Copy every line in which the string "this" occurs.

Rows from a dataset of charts and code:
————————

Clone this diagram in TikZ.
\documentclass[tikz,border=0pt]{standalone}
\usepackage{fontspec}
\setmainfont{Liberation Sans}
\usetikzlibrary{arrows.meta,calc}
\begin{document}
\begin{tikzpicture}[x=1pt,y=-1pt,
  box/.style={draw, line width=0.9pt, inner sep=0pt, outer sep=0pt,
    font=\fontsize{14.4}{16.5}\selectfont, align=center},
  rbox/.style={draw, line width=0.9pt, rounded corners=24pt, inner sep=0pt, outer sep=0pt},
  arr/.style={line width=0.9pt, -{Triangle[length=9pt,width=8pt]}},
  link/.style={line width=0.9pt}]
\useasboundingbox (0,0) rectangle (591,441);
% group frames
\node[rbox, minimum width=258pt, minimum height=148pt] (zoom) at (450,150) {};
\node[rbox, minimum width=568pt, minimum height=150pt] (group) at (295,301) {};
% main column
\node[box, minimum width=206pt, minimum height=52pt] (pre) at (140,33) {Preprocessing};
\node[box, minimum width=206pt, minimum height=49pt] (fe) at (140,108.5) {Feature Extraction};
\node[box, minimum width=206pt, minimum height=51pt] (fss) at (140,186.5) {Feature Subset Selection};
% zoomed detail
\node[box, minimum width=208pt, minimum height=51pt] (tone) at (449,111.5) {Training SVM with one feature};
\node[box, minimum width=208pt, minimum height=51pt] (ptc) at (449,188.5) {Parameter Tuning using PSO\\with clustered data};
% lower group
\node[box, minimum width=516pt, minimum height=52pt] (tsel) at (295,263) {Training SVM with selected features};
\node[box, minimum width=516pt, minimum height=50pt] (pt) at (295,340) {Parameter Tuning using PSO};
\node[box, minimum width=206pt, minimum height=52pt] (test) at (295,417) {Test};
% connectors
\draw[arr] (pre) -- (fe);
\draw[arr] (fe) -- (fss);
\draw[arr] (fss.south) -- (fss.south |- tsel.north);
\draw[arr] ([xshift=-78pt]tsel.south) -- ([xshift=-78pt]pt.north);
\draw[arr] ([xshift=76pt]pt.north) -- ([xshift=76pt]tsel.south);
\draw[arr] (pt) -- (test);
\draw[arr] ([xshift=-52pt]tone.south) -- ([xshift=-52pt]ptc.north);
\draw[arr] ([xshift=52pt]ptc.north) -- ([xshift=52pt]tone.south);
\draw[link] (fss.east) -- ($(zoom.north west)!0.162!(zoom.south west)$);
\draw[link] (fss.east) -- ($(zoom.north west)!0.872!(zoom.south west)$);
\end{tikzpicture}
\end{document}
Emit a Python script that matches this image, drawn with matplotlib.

————————

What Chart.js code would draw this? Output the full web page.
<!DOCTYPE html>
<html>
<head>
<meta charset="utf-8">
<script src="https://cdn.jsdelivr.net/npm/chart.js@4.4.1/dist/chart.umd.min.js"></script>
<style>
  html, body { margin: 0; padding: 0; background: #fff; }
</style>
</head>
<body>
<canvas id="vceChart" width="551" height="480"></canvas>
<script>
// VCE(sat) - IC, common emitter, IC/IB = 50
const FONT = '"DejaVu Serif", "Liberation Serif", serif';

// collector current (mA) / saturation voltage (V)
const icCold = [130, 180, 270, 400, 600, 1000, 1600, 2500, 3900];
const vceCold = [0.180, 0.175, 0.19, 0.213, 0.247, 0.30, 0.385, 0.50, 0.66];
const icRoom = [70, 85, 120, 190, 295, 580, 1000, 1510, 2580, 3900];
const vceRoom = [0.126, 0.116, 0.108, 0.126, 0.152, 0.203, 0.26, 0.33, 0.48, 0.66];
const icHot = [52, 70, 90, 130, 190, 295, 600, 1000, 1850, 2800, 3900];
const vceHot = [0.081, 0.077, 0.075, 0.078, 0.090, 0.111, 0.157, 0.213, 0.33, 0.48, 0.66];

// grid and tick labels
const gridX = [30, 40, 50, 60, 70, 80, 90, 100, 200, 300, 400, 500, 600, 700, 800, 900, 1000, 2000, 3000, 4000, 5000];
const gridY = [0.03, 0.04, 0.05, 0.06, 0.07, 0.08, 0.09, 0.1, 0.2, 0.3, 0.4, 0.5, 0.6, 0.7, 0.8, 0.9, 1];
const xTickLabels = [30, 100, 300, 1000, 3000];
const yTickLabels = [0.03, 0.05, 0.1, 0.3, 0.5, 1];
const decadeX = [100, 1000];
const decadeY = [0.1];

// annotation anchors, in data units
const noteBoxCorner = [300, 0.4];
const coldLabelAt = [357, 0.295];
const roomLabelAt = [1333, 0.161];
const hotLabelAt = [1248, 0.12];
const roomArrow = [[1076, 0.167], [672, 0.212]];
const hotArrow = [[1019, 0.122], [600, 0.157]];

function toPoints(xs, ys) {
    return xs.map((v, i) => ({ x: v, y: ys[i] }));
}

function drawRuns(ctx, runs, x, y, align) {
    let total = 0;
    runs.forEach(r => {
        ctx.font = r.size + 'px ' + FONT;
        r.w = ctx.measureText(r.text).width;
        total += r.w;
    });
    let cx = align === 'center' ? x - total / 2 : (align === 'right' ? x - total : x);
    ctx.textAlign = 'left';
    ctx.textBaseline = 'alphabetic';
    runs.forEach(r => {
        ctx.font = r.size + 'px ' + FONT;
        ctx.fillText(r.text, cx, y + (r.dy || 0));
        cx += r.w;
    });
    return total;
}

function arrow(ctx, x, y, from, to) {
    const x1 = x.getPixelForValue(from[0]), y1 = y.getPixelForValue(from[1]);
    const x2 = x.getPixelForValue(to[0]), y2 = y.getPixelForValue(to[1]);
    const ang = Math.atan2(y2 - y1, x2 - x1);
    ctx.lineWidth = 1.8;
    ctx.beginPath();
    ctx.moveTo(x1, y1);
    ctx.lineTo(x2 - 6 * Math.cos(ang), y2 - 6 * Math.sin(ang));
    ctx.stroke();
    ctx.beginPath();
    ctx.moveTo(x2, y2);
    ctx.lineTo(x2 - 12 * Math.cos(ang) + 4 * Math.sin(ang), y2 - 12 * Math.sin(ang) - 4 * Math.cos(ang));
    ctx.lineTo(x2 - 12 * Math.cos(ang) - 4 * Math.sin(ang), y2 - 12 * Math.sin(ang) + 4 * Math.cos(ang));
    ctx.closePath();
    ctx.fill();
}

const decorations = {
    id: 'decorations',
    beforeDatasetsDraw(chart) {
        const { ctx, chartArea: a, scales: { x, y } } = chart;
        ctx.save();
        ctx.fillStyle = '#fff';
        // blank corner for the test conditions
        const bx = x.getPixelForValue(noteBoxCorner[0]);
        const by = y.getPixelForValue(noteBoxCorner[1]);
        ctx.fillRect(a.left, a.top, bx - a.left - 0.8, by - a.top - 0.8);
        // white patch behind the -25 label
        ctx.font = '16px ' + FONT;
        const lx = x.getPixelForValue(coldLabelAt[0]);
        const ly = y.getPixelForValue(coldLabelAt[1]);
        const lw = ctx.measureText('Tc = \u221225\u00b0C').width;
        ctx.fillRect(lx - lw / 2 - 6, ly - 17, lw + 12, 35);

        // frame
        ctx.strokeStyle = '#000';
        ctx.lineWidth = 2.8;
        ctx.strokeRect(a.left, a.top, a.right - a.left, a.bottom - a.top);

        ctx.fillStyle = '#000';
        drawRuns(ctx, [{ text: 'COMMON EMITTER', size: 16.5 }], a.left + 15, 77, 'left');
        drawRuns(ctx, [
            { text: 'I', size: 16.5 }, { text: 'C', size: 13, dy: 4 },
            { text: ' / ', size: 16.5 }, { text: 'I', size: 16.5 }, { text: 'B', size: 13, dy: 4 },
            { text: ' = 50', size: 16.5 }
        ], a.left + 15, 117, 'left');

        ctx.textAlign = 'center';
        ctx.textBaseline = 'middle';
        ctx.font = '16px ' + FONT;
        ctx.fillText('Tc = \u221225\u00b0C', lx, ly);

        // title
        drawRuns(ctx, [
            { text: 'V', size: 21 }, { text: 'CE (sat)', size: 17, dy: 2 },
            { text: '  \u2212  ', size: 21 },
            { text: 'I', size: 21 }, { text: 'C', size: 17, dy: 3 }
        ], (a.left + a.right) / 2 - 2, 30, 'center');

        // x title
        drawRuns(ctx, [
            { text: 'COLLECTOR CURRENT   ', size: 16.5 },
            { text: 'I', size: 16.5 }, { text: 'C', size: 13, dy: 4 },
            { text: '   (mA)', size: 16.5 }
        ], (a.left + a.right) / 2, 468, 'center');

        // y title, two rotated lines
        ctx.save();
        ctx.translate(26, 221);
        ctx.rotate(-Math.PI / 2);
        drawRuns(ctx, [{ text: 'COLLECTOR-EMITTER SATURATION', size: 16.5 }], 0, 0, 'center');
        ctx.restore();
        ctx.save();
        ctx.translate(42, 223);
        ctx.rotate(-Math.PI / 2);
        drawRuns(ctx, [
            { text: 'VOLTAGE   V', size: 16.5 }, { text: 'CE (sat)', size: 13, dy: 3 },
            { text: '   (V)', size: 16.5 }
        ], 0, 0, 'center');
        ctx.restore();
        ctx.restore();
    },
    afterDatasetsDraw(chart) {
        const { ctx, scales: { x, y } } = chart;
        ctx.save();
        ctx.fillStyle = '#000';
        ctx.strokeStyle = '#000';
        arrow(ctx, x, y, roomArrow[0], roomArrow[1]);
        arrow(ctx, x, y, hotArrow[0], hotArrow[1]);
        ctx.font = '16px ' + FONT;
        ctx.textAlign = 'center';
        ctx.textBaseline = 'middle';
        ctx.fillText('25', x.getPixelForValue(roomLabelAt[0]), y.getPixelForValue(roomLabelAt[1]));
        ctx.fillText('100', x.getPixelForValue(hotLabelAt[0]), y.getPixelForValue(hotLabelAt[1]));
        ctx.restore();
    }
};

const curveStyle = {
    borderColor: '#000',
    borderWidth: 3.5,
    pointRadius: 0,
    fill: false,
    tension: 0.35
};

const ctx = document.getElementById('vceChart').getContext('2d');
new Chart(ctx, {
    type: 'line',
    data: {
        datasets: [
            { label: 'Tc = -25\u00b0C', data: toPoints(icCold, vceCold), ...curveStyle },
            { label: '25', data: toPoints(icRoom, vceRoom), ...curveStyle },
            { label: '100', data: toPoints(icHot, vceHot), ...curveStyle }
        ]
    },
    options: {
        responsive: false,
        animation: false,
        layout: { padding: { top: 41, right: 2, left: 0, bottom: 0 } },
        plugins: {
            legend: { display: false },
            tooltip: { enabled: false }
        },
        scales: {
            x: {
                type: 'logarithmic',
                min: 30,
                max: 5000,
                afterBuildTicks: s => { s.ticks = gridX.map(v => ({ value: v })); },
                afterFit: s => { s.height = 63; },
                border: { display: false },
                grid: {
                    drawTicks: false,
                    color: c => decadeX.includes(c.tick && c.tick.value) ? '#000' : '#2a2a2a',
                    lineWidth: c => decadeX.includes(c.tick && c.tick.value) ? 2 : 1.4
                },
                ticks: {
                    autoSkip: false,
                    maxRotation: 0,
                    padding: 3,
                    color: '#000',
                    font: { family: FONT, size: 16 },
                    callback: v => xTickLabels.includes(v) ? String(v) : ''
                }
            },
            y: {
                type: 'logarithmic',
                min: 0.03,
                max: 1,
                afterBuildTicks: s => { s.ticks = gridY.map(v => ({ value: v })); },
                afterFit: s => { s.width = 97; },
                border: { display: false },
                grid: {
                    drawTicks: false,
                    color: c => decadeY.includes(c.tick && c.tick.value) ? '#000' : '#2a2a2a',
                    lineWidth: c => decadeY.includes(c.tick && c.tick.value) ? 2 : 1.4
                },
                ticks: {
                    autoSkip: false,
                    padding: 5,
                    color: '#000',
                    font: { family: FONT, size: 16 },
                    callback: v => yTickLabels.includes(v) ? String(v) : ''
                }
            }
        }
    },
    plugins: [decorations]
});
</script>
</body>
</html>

————————

EXERCISE OUTPUT:
Clone this diagram in TikZ.
Emit a Python script that matches this image, drawn with matplotlib.
What Chart.js code would draw this? Output the full web page.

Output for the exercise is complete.